Governor Christie wants an amendment to the $140.5M Transitional Aid bill. He needs to hear from us on this.  Let him know taxpayers can't afford to see tens of millions more wasted to bail out Newark, Camden and other urban areas. It's time for these cities to stand on their own two feet without suburban and rural taxpayers subsidizing them. Ask him to veto this bill in any form it may take.   The telephone number for the governor’s office is 609-292-6000.

Passing this bill will make New Jersey’s suburbs much like Germany to the southern European Union countries – Greece, Spain, Italy.  They can’t continue to be expected to bail out these fiscally mis-managed, socialist countries.  Neither can New Jersey’s suburbs.  The last thing New Jersey needs is to squander hundreds of millions more of our tax dollars in poorly-run cities like Newark and Camden.  But that’s exactly what the state Legislature proposes to do with this bill that would send a whopping $140.5 million in so-called Transitional Aid to these urban centers of waste and corruption.  Gov. Christie has done his best to at least make sure the money isn’t mismanaged.  The N.J. Senate, in gratitude for his willingness to “compromise” was tack on another 1.5 million to the bill.

Last night, Glenn Beck hailed Walt Disney for promoting centralized, family-oriented communities, with town squares.  Walt Disney was a great man and a great conservative.  The Great Society of Lyndon Johnson destroyed any prospect for centralized communities.  The people who moved from New York City to New Jersey’s suburbs came here to get away from the crime, the bureaucracy, and the high taxes the centralized plan of Socialism created.  Those parents of the late Fifties and Sixties – my own and my former sister-in-law’s included  - wanted those isolated cul-de-sacs and far-flung developments up very long, winding roads to avoid the crime and the violence they’d left in the cities.

When my mother was growing up in the Lake Edenwald section of the Bronx, New York, in the 1930s (the Great Depression), Lake Edenwald had exactly the community spirit Disney would later envision.  Every morning, the housewives would come out and sweep not just their sections of the sidewalk but the street as well, right up to the center of the road.  There they’d gather together and gossip for awhile, then sweep up the dustings and go back home to their housework.

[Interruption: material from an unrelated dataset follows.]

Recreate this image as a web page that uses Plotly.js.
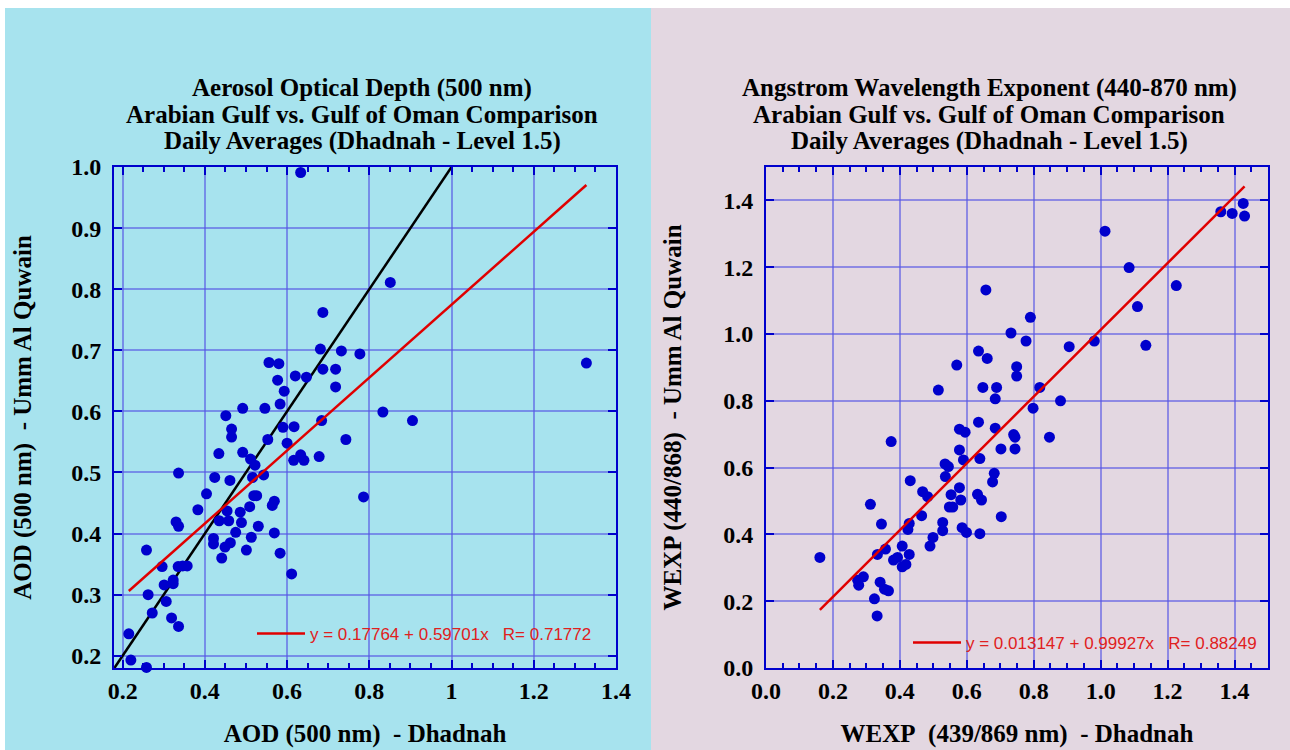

They kept an eye out for each other’s children, as well.  Not just to make sure they were safe, but to make sure they obeyed all the rules.  If a child dropped a candy wrapper in the street, their mother got the news before they got through the front door, and the child was sent back to retrieve their garbage. 

The increasing litigiousness of American society, as well as the inbred suspicions of the former city dwellers, made them more cautious about getting involved even with their near neighbors.  As the generations came and went, that phobia wore off.  Still, there is a tendency towards nosiness and bossiness amongst neighbors.  That’s why people prefer to have their own property.  Whether or not the Constitution grants Americans a right to privacy, privacy is something they cherish all the same.

This is far off the track of Transitional Aid to urban blight cities in New Jersey.  Suburbanites want to be good neighbors.  That doesn’t mean they want to or should be the keepers of irresponsible neighbors.  Even in great-grandma’s day, good Americans knew redistribution of wealth when they saw it in the form of lazy, shiftless people or corrupt politicians.  Gov. Christie was more than generous in agreeing to sign the bill; our Democrat State Senate – with the whole-hearted consent of our Republican representatives – took advantage of his offer.

Those cities mismanaged their own money.  They should rise and fall by their own efforts.  The residents may suffer, but then, they elected these people.  If they complain of ignorance, one could wonder whether they should forfeit the right to vote.  They’re smart enough, though, to vote our money into their pockets.

Don’t do it, Gov. Christie.  You’re a good, decent man, with honorable intentions.  But don’t sign that bill.